Last month Gebran Bassil, caretaker minister of energy and water, declined to comment on any increase in the tariff structure associated with building new water infrastructure. When pressed by Executive on whether the plan was to borrow the money needed for water infrastructure, such as dams, he responded that the debt is already mounting due to the subsidies to the regional water establishments.
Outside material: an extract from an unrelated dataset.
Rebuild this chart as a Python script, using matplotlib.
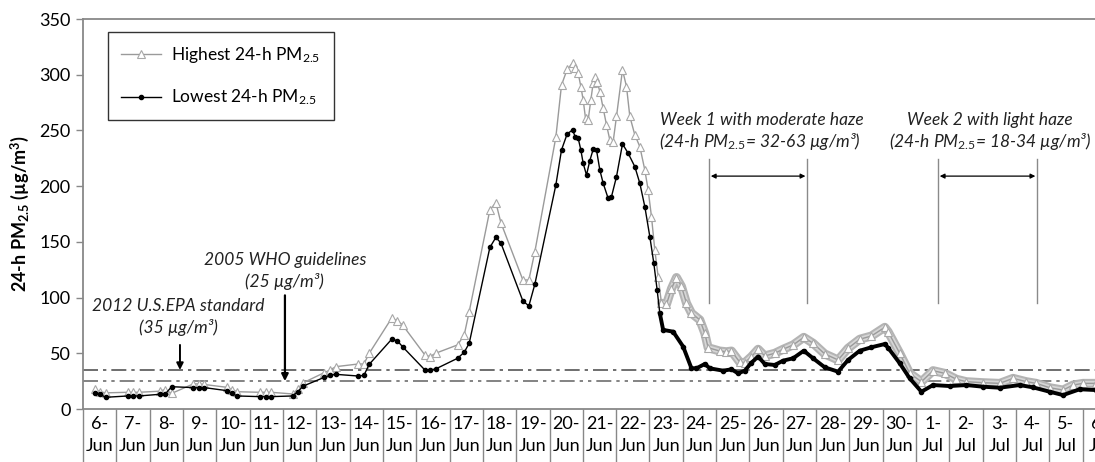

“Today the treasury is broke, the institutions are broke and the people are broke,” he said. Since Lebanon’s only law protecting the environment was passed nine years ago, no government has issued the implementation decrees needed to put it into effect. The law covers many areas of environmental protection, including mandatory environmental impact assessments for approval of projects that would affect the environment and the formation of a National Environmental Council to protect Lebanon’s natural sustainability. Other laws also call for the environment ministry to house environmental police to implement the law. However, there is currently little legal means or active framework to mitigate the effect of environmentally harmful developments. The environment has “remained a secondary priority characterized by an uncompleted legal and institutional framework as well as by ineffective policies to address the challenges and political constraints to deliver reforms,” states the World Bank report.
Still, even if the Lebanese government does not implement the reforms needed to protect the environment, it is unlikely to affect their ability to attract funding, as World Bank funding has continued despite the lack of substantive reform measures by any post-war government.